- What needs to be done
Of the records that follow, copy only the lines from the line containing "Reproduce this chart with Chart.js." to the line containing "31.1, 29.9, 28.8];", both included, exactly as written.

- Material provided
————————
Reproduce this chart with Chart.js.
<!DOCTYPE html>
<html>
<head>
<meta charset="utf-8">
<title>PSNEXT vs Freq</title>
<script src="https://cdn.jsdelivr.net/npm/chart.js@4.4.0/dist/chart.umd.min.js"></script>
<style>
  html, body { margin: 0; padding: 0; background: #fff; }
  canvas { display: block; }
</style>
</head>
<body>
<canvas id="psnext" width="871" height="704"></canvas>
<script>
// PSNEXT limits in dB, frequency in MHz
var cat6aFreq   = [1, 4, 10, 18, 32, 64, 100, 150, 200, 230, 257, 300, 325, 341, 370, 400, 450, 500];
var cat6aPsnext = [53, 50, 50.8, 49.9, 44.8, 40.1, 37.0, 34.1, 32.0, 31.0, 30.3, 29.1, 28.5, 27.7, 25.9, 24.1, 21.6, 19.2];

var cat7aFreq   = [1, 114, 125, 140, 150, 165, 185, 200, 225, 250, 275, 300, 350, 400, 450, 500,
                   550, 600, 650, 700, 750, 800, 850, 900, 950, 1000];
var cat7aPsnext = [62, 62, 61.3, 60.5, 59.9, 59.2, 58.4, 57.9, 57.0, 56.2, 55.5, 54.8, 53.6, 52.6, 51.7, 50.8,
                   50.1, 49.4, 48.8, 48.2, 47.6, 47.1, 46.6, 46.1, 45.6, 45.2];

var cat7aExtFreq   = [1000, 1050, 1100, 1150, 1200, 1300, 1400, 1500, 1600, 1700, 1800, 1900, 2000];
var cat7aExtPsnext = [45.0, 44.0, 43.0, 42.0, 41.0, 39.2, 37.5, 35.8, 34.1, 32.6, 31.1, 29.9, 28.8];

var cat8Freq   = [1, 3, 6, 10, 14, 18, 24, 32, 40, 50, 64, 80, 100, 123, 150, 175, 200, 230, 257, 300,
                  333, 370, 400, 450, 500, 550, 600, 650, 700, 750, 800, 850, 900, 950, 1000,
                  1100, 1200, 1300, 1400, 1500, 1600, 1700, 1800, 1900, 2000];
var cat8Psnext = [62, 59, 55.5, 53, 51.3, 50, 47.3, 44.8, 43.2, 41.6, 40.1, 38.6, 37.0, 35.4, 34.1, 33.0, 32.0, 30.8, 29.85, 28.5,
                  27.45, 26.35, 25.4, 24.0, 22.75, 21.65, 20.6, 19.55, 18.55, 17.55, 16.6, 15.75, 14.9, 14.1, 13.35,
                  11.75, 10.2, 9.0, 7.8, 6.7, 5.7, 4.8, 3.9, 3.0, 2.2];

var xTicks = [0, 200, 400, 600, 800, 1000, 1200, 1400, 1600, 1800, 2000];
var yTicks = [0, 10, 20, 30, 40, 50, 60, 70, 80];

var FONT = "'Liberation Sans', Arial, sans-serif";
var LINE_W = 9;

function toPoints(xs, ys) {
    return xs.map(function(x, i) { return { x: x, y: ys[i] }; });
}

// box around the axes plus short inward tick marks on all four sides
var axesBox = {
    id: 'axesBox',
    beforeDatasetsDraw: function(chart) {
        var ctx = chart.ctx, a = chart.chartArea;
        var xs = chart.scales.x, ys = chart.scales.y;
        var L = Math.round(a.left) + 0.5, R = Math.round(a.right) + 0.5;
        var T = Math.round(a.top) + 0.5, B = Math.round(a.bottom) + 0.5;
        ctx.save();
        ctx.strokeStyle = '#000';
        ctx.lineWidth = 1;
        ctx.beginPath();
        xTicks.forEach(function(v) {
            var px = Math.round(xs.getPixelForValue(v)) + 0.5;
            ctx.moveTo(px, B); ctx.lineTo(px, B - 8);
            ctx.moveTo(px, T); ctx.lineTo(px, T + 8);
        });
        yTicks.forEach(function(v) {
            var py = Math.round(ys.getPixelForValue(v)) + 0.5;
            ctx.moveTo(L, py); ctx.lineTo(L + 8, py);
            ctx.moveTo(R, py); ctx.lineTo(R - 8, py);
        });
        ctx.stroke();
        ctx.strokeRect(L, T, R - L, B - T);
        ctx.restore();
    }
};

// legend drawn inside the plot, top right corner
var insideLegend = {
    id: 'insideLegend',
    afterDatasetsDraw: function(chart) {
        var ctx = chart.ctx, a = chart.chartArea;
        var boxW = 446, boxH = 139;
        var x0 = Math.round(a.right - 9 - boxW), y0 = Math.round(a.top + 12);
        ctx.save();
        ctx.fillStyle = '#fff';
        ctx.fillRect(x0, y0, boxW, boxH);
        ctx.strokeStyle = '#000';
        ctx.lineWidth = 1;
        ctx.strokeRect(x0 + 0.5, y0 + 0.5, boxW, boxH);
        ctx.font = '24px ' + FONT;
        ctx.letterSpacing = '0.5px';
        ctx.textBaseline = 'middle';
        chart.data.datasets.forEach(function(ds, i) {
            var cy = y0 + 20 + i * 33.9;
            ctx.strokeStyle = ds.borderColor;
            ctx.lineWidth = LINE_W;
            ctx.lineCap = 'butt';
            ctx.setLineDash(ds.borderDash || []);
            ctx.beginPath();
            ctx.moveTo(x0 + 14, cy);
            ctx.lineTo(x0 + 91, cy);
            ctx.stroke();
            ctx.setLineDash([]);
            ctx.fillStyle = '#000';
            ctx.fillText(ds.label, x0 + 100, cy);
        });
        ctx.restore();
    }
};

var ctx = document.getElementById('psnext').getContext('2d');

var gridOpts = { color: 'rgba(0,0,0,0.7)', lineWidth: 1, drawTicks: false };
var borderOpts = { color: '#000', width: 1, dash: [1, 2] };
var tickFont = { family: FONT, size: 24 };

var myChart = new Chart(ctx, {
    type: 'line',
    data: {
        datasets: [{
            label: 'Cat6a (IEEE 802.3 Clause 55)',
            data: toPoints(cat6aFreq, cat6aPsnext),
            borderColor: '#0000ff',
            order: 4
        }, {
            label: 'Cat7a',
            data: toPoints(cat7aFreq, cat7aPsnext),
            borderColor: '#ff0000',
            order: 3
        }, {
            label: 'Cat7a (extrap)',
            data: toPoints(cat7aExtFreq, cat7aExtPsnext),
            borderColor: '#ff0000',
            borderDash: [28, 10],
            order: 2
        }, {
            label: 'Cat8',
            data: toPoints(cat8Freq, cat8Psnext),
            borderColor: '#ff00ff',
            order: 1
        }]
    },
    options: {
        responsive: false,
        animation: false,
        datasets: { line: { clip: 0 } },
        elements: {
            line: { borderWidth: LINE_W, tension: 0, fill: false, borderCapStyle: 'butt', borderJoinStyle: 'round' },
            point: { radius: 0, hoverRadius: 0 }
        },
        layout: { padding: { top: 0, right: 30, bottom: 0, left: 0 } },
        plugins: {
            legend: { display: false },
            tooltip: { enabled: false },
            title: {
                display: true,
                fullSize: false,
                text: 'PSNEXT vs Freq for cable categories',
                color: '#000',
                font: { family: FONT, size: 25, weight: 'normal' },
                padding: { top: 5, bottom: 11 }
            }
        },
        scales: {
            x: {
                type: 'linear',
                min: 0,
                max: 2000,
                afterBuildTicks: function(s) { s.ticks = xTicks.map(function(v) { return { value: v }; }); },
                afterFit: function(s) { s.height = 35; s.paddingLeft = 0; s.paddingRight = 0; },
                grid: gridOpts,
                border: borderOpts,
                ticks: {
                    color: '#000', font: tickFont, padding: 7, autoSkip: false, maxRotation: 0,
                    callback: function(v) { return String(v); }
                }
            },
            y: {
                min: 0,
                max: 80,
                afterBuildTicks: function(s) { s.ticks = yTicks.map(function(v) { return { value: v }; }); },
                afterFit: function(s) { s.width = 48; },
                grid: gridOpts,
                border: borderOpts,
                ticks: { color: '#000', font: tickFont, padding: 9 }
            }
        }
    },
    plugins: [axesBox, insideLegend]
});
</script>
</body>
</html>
————————
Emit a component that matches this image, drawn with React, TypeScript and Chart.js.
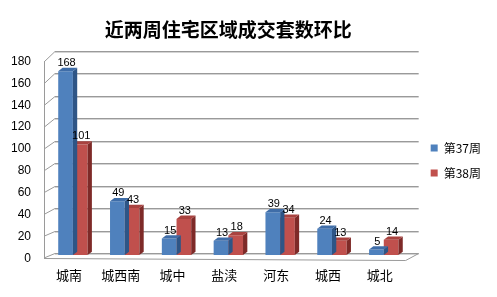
————————
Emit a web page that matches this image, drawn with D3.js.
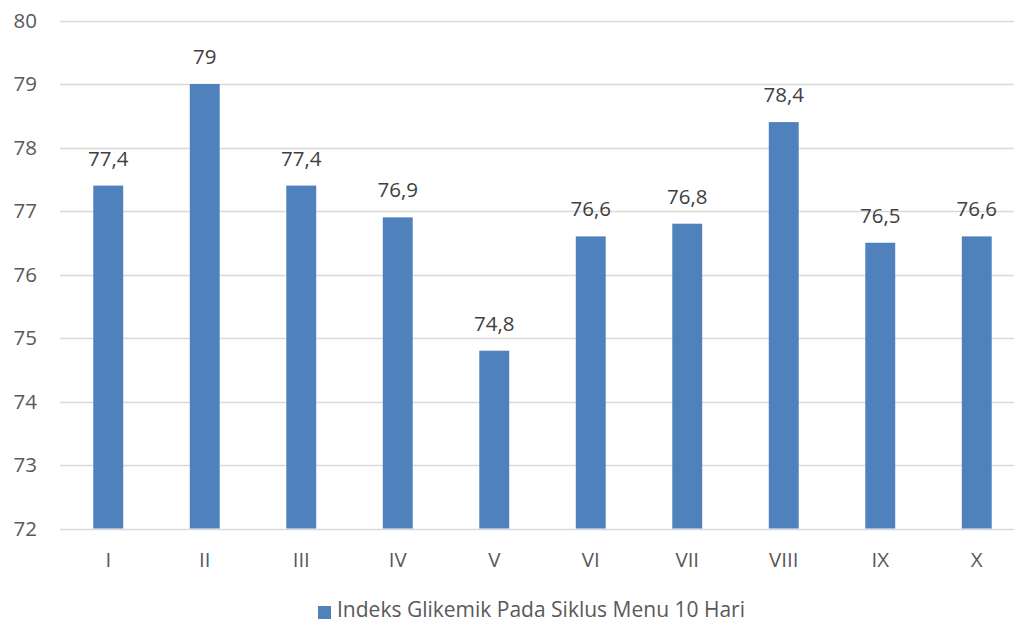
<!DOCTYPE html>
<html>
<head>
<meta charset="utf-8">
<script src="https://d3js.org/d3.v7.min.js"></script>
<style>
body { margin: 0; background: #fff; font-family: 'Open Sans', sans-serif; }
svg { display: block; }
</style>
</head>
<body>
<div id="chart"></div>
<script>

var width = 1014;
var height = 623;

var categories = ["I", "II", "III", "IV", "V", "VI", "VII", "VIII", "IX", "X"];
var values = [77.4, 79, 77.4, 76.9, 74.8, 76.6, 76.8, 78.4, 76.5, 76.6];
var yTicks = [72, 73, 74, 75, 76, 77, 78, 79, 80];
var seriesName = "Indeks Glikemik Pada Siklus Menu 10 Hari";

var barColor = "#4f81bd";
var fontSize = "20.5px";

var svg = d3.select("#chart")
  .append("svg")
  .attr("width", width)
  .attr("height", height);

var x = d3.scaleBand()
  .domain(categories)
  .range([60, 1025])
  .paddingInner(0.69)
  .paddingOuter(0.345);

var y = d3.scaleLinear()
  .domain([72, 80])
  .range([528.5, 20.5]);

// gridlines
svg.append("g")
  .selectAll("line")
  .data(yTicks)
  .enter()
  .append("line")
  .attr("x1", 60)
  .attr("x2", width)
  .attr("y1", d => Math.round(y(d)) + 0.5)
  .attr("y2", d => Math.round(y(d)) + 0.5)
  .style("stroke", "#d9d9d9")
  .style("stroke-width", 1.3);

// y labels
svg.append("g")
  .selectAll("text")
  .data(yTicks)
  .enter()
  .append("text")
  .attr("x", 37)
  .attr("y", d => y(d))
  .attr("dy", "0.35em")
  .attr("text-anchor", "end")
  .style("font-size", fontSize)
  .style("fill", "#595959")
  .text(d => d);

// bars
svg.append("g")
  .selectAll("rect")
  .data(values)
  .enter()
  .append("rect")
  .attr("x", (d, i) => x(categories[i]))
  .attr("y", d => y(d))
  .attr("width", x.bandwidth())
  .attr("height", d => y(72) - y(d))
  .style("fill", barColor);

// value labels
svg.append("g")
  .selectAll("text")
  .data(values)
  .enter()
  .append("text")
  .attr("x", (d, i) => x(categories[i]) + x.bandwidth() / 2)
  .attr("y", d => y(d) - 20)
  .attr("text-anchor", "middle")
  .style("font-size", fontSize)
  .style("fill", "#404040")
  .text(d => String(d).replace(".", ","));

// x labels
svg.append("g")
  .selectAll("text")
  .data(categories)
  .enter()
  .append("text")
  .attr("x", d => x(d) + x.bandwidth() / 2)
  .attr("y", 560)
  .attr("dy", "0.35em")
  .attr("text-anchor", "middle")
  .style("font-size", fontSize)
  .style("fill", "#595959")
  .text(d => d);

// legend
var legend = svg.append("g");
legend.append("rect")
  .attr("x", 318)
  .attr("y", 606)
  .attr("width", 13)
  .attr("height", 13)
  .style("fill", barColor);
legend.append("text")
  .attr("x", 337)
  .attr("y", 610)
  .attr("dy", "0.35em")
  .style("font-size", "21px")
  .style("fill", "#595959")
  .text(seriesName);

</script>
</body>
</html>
————————
- Problem solution
Reproduce this chart with Chart.js.
<!DOCTYPE html>
<html>
<head>
<meta charset="utf-8">
<title>PSNEXT vs Freq</title>
<script src="https://cdn.jsdelivr.net/npm/chart.js@4.4.0/dist/chart.umd.min.js"></script>
<style>
  html, body { margin: 0; padding: 0; background: #fff; }
  canvas { display: block; }
</style>
</head>
<body>
<canvas id="psnext" width="871" height="704"></canvas>
<script>
// PSNEXT limits in dB, frequency in MHz
var cat6aFreq   = [1, 4, 10, 18, 32, 64, 100, 150, 200, 230, 257, 300, 325, 341, 370, 400, 450, 500];
var cat6aPsnext = [53, 50, 50.8, 49.9, 44.8, 40.1, 37.0, 34.1, 32.0, 31.0, 30.3, 29.1, 28.5, 27.7, 25.9, 24.1, 21.6, 19.2];

var cat7aFreq   = [1, 114, 125, 140, 150, 165, 185, 200, 225, 250, 275, 300, 350, 400, 450, 500,
                   550, 600, 650, 700, 750, 800, 850, 900, 950, 1000];
var cat7aPsnext = [62, 62, 61.3, 60.5, 59.9, 59.2, 58.4, 57.9, 57.0, 56.2, 55.5, 54.8, 53.6, 52.6, 51.7, 50.8,
                   50.1, 49.4, 48.8, 48.2, 47.6, 47.1, 46.6, 46.1, 45.6, 45.2];

var cat7aExtFreq   = [1000, 1050, 1100, 1150, 1200, 1300, 1400, 1500, 1600, 1700, 1800, 1900, 2000];
var cat7aExtPsnext = [45.0, 44.0, 43.0, 42.0, 41.0, 39.2, 37.5, 35.8, 34.1, 32.6, 31.1, 29.9, 28.8];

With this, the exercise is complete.